⟨

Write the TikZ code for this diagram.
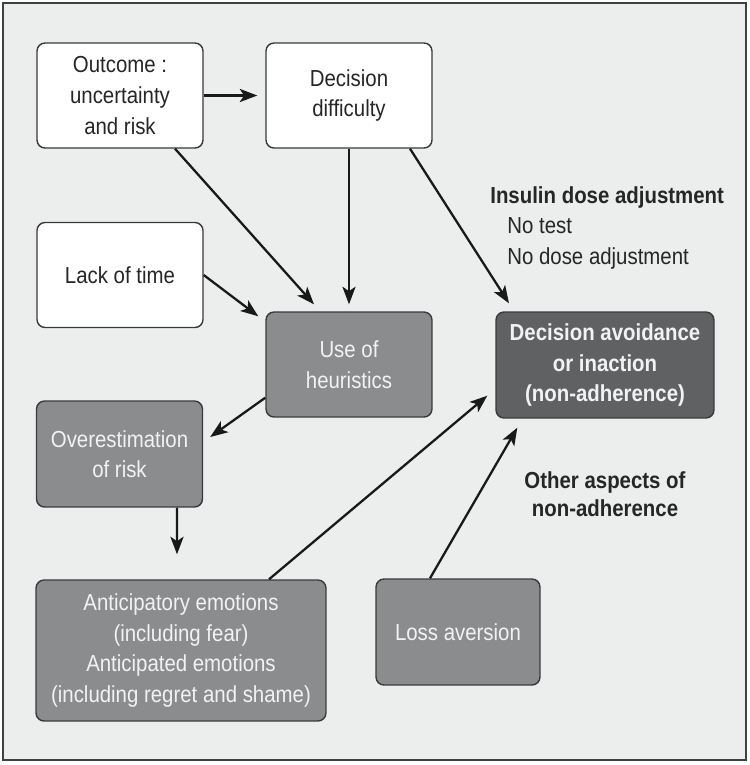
\documentclass[tikz,border=0pt]{standalone}
\usepackage{fontspec}
\setmainfont{Liberation Sans}[FakeStretch=0.88]
\usetikzlibrary{calc,arrows.meta}

\definecolor{panel}{HTML}{ECEDED}
\definecolor{boxgray}{HTML}{8B8C8E}
\definecolor{boxdark}{HTML}{606163}
\definecolor{edge}{HTML}{3A3A3A}

\tikzset{
  box/.style={draw=edge, line width=0.8pt, rounded corners=0.16cm, align=center,
    minimum width=3.32cm, minimum height=2.1cm, inner sep=2pt,
    font=\fontsize{13.2pt}{17.4pt}\selectfont},
  whitebox/.style={box, fill=white, text=black!85},
  graybox/.style={box, fill=boxgray, text=white!95!black},
  darkbox/.style={box, fill=boxdark, text=white!95!black, font=\fontsize{13.2pt}{17.4pt}\selectfont\bfseries},
  note/.style={inner sep=0pt, text=black!85, font=\fontsize{13.2pt}{17.4pt}\selectfont},
  arr/.style={-{Stealth[length=10pt,width=7.5pt,inset=2.5pt]}, line width=1.3pt, draw=black!90}
}

\begin{document}
\begin{tikzpicture}[x=0.02cm,y=-0.02cm]
\useasboundingbox (0,0) rectangle (750,765);
\draw [fill=panel, draw=black!75, line width=1.1pt] (3,3) rectangle (746,760);

% top row
\node (outcome) [whitebox] at (120,95.5) {Outcome :\\uncertainty\\and risk};
\node (decision) [whitebox] at (349,95.5) {Decision\\difficulty};
\node (lack) [whitebox] at (120,275) {Lack of time};

% middle
\node (heur) [graybox] at (349,364.5) {Use of\\heuristics};
\node (avoid) [darkbox, minimum width=4.36cm, minimum height=2.12cm] at (605,365) {Decision avoidance\\or inaction\\(non-adherence)};
\node (over) [graybox, minimum height=2.12cm] at (119.5,454) {Overestimation\\of risk};

% bottom row
\node (antic) [graybox, minimum width=5.8cm, minimum height=2.82cm] at (181,650.5)
  {Anticipatory emotions\\(including fear)\\Anticipated emotions\\(including regret and shame)};
\node (loss) [graybox, minimum width=3.28cm, minimum height=2.12cm] at (458,632) {Loss aversion};

% side notes
\node (insulin) [note, anchor=base west, font=\fontsize{13.2pt}{17.4pt}\selectfont\bfseries] at (490,203) {Insulin dose adjustment};
\node (notest) [note, anchor=base west] at (507,233) {No test};
\node (nodose) [note, anchor=base west] at (507,264) {No dose adjustment};
\node (other) [note, align=center, font=\fontsize{13.2pt}{16pt}\selectfont\bfseries] at (605,494) {Other aspects of\\non-adherence};

% arrows
\draw [arr] (outcome.east) -- ($(decision.west)+(-8,0)$);
\draw [arr] ($(outcome.south)+(55,0)$) -- ($(heur.north)+(-35,-7)$);
\draw [arr] (decision.south) -- ($(heur.north)+(0,-7)$);
\draw [arr] ($(decision.south)+(61,0)$) -- ($(avoid.north)+(-96,-8)$);
\draw [arr] (lack.east) -- ($(heur.north west)+(-7,5)$);
\draw [arr] ($(heur.south west)+(0,-20)$) -- ($(over.east)+(7,-17)$);
\draw [arr] ($(over.south)+(57.5,0)$) -- ($(antic.north)+(-4,-25)$);
\draw [arr] ($(antic.north)+(88,0)$) -- ($(avoid.south west)+(-8,-23)$);
\draw [arr] ($(loss.north)+(-28,0)$) -- ($(avoid.south west)+(22,9)$);
\end{tikzpicture}
\end{document}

⟩

Omit the pictures and give the material again, exactly and in full.

Write the TikZ code for this diagram.
\documentclass[tikz,border=0pt]{standalone}
\usepackage{fontspec}
\setmainfont{Liberation Sans}[FakeStretch=0.88]
\usetikzlibrary{calc,arrows.meta}

\definecolor{panel}{HTML}{ECEDED}
\definecolor{boxgray}{HTML}{8B8C8E}
\definecolor{boxdark}{HTML}{606163}
\definecolor{edge}{HTML}{3A3A3A}

\tikzset{
  box/.style={draw=edge, line width=0.8pt, rounded corners=0.16cm, align=center,
    minimum width=3.32cm, minimum height=2.1cm, inner sep=2pt,
    font=\fontsize{13.2pt}{17.4pt}\selectfont},
  whitebox/.style={box, fill=white, text=black!85},
  graybox/.style={box, fill=boxgray, text=white!95!black},
  darkbox/.style={box, fill=boxdark, text=white!95!black, font=\fontsize{13.2pt}{17.4pt}\selectfont\bfseries},
  note/.style={inner sep=0pt, text=black!85, font=\fontsize{13.2pt}{17.4pt}\selectfont},
  arr/.style={-{Stealth[length=10pt,width=7.5pt,inset=2.5pt]}, line width=1.3pt, draw=black!90}
}

\begin{document}
\begin{tikzpicture}[x=0.02cm,y=-0.02cm]
\useasboundingbox (0,0) rectangle (750,765);
\draw [fill=panel, draw=black!75, line width=1.1pt] (3,3) rectangle (746,760);

% top row
\node (outcome) [whitebox] at (120,95.5) {Outcome :\\uncertainty\\and risk};
\node (decision) [whitebox] at (349,95.5) {Decision\\difficulty};
\node (lack) [whitebox] at (120,275) {Lack of time};

% middle
\node (heur) [graybox] at (349,364.5) {Use of\\heuristics};
\node (avoid) [darkbox, minimum width=4.36cm, minimum height=2.12cm] at (605,365) {Decision avoidance\\or inaction\\(non-adherence)};
\node (over) [graybox, minimum height=2.12cm] at (119.5,454) {Overestimation\\of risk};

% bottom row
\node (antic) [graybox, minimum width=5.8cm, minimum height=2.82cm] at (181,650.5)
  {Anticipatory emotions\\(including fear)\\Anticipated emotions\\(including regret and shame)};
\node (loss) [graybox, minimum width=3.28cm, minimum height=2.12cm] at (458,632) {Loss aversion};

% side notes
\node (insulin) [note, anchor=base west, font=\fontsize{13.2pt}{17.4pt}\selectfont\bfseries] at (490,203) {Insulin dose adjustment};
\node (notest) [note, anchor=base west] at (507,233) {No test};
\node (nodose) [note, anchor=base west] at (507,264) {No dose adjustment};
\node (other) [note, align=center, font=\fontsize{13.2pt}{16pt}\selectfont\bfseries] at (605,494) {Other aspects of\\non-adherence};

% arrows
\draw [arr] (outcome.east) -- ($(decision.west)+(-8,0)$);
\draw [arr] ($(outcome.south)+(55,0)$) -- ($(heur.north)+(-35,-7)$);
\draw [arr] (decision.south) -- ($(heur.north)+(0,-7)$);
\draw [arr] ($(decision.south)+(61,0)$) -- ($(avoid.north)+(-96,-8)$);
\draw [arr] (lack.east) -- ($(heur.north west)+(-7,5)$);
\draw [arr] ($(heur.south west)+(0,-20)$) -- ($(over.east)+(7,-17)$);
\draw [arr] ($(over.south)+(57.5,0)$) -- ($(antic.north)+(-4,-25)$);
\draw [arr] ($(antic.north)+(88,0)$) -- ($(avoid.south west)+(-8,-23)$);
\draw [arr] ($(loss.north)+(-28,0)$) -- ($(avoid.south west)+(22,9)$);
\end{tikzpicture}
\end{document}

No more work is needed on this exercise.